In broken English, the Italian janitor asked what the problem was as he opened the door effortlessly. I’m sure I must have loosened it for him somehow, I rationalized.
The janitor looked at me like I was a pathetic American wearing a slightly disheveled, slightly dirty dress-which irritated me since his job was to keep the floors clean. My pretty white dress was not supposed to be repurposed into a chiffon mop. My job was to leave the facility like a proper lady and sashay into the arms of my hero once again.
I don’t know what to say. Blame it on Rio? Blame it on champagne? Somehow these things just happen to me. Or I happen to be at the right place at the wrong time…or is it being at the wrong place at the right time?
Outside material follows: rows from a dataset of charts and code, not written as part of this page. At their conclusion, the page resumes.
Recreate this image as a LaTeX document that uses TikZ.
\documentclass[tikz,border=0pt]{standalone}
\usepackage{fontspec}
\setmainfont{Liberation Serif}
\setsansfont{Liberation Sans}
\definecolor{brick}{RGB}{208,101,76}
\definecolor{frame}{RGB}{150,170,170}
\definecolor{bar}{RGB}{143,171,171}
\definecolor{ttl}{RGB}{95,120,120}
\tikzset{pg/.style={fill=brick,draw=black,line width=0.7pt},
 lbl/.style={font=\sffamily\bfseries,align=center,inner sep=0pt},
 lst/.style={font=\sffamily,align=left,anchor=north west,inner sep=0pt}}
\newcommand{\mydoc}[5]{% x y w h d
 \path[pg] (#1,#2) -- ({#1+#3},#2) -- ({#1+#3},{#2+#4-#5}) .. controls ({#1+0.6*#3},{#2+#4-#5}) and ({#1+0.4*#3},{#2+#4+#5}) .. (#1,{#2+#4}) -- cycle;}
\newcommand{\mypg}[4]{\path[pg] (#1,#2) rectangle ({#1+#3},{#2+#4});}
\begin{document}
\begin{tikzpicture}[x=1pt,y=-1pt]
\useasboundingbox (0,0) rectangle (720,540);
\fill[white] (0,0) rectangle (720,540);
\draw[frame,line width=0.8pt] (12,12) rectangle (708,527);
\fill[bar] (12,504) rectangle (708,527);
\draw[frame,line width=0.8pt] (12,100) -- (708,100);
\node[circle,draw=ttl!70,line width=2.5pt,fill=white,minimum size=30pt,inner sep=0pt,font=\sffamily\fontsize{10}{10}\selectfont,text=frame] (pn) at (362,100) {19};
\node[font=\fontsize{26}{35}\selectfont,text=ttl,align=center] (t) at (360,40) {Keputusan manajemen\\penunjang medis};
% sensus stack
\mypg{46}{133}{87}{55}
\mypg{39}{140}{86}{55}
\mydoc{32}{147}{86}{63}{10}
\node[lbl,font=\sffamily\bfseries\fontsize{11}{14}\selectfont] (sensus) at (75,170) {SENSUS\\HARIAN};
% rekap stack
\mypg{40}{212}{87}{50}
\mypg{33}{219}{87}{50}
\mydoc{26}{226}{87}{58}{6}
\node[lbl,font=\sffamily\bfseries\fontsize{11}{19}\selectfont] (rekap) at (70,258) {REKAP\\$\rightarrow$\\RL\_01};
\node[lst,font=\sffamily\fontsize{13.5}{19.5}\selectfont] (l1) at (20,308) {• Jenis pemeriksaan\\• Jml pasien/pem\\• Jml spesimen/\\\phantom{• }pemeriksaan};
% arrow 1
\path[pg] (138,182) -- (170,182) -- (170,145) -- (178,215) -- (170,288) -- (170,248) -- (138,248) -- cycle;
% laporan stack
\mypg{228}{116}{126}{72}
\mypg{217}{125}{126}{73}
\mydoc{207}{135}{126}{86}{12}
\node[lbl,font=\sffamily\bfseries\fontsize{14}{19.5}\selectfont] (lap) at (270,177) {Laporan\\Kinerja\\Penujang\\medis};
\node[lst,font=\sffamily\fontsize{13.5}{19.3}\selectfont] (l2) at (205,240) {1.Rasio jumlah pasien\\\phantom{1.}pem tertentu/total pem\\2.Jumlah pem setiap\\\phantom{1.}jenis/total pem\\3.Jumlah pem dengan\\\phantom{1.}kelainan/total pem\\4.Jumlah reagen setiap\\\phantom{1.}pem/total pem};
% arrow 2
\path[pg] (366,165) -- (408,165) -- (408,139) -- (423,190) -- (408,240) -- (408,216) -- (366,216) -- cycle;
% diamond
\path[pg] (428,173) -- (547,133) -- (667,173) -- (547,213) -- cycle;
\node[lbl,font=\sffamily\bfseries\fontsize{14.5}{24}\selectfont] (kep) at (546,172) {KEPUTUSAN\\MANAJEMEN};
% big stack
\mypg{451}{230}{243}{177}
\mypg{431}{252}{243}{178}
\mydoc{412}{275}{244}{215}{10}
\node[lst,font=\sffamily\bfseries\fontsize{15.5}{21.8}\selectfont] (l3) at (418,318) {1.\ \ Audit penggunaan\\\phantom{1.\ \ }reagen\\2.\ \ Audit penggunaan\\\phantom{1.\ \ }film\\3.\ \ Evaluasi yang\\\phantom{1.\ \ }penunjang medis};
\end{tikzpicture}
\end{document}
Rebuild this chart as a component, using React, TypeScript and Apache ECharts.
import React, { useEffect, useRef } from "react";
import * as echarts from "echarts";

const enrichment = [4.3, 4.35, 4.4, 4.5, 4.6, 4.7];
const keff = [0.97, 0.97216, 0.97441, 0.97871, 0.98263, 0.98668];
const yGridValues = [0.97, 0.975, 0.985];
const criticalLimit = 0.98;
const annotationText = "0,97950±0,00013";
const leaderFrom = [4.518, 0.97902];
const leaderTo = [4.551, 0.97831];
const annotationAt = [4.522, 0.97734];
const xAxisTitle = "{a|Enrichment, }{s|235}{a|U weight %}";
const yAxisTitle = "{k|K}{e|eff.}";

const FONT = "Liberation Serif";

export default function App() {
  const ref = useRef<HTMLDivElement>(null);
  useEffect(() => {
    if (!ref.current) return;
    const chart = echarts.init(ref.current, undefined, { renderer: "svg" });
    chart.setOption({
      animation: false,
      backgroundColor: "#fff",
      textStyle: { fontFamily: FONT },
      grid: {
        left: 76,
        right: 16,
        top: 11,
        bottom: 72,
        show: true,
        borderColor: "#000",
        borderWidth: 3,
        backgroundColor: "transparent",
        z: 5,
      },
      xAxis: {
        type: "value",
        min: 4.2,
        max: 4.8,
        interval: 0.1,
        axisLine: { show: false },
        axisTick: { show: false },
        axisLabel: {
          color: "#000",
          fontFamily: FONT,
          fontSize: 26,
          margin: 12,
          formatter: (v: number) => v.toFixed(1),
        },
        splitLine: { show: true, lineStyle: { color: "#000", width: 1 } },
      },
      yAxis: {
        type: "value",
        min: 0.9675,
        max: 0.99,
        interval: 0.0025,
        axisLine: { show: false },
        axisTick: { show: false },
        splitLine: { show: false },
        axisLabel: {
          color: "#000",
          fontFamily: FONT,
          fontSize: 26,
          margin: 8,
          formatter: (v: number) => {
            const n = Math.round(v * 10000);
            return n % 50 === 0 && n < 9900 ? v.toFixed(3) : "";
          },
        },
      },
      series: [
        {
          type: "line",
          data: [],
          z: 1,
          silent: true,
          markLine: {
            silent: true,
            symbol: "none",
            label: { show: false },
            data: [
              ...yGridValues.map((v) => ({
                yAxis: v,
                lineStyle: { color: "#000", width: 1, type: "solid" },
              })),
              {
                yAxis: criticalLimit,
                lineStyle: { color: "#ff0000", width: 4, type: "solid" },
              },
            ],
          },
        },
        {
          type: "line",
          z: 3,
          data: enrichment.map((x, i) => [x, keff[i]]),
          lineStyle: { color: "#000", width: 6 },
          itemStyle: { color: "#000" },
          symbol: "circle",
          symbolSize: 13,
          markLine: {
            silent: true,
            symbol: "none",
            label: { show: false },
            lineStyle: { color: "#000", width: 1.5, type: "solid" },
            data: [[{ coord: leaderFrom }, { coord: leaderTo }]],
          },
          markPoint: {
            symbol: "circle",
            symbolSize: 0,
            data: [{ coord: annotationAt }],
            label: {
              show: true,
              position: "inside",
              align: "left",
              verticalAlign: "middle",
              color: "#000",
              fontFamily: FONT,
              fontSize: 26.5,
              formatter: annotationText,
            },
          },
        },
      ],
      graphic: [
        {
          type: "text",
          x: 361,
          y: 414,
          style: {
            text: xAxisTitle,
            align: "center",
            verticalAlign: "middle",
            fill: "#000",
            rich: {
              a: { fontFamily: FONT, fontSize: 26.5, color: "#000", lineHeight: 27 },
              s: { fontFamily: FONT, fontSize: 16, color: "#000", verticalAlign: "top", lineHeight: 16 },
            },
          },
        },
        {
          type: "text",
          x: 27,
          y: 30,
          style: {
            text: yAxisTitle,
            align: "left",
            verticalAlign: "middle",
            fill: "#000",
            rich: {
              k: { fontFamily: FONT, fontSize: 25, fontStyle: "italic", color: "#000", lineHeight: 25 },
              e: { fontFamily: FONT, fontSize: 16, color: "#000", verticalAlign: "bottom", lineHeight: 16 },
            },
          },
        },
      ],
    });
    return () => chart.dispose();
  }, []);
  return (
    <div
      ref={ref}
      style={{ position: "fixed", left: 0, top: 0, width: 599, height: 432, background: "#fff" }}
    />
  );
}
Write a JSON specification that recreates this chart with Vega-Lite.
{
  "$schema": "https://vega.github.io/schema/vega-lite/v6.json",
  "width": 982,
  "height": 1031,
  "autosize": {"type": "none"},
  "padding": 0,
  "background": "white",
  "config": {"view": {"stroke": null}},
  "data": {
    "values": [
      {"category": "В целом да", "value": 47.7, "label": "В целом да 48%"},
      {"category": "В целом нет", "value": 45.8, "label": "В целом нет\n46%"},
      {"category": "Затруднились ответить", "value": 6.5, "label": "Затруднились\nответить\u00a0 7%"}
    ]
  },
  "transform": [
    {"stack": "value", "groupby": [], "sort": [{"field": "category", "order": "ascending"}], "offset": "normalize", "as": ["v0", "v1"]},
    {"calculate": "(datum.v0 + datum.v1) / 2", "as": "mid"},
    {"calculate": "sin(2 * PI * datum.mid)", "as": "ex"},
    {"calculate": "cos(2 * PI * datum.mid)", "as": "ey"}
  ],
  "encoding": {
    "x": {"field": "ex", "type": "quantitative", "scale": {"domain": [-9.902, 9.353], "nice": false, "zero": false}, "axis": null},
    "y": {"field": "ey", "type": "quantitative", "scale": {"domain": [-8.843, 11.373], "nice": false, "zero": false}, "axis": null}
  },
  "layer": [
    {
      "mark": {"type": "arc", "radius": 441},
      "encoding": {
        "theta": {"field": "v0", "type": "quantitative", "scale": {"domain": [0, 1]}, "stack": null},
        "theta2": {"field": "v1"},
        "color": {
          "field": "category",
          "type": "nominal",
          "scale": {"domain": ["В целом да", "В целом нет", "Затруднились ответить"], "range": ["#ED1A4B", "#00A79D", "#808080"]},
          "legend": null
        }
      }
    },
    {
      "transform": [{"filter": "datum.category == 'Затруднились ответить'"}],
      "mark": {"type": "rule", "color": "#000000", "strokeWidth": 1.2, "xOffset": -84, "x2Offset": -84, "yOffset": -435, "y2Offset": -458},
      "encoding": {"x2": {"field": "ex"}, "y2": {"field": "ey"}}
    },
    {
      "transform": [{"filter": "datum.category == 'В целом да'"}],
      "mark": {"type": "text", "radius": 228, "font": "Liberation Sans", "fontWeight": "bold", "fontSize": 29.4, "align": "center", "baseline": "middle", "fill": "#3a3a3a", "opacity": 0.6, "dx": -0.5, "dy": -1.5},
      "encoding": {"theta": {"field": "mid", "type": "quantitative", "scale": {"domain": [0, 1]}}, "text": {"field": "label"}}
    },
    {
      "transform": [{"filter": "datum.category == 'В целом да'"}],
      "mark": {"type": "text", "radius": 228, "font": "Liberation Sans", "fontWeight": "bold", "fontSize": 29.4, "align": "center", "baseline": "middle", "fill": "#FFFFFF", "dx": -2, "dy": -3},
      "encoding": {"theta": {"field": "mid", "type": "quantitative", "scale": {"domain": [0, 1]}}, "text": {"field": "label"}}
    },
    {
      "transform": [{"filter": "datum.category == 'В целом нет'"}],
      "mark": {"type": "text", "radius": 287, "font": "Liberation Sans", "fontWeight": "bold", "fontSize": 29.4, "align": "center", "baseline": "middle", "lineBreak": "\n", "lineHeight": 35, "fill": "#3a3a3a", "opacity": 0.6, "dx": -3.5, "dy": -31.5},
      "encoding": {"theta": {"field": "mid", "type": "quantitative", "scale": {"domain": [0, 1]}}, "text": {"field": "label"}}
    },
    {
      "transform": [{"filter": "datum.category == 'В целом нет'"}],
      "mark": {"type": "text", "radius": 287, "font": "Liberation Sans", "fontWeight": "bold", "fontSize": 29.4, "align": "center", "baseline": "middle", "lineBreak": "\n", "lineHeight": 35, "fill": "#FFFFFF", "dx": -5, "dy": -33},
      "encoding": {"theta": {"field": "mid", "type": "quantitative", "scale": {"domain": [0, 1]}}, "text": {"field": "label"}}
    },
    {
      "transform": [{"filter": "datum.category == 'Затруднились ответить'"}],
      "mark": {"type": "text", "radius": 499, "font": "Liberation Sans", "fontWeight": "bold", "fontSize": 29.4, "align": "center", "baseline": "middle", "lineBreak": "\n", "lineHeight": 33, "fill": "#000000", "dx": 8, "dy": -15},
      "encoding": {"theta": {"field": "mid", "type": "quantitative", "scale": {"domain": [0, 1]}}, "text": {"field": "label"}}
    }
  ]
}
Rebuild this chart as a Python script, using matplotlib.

None the less, it doesn’t really matter. All I know is that TFH and I ended the date with peals of laughter, affection and a night to remember.
TFH walked me back to my room.
“What are you doing tomorrow?”
“Oh, I, uh...” stammered.
“What?”
“Well, I kind of have a date.”
“You what?”
I looked down as though I was inspecting my shoes. “Well, yes. It’s more like a blind date, really. I haven’t met him yet.”
“Oh.”
TFH was silent. I suppose I should have been used to that but after our evening of romance topped with a cherry of sheer silly delight from the bathroom escapade, the spell was broken.
“His name is David.”
“I don’t care if his name is Goliath.”
I smiled like the Cheshire Cat. He was easy.
He cocked his head and looked at me.
“Yes, Michelangelo’s David. He’s tall, fair and well, down right cold actually. No need to be jealous.”
“Right. Marble. I’m going to accompany you to the Galleria Accademia.”
“Really? That would be wonderful.”
“I can’t trust you to be out of my sight for a minute.”
“Oh, come on. I’ll be alright.”
“If it weren’t for the bad luck you have…you wouldn’t have any luck at all.”
He cupped my face in his large, soft hands and gently placed a kiss on my lips.
All I know is that heaven and earth moved, and I’m sure somewhere fireworks were lighting the sky as our bodies intertwined.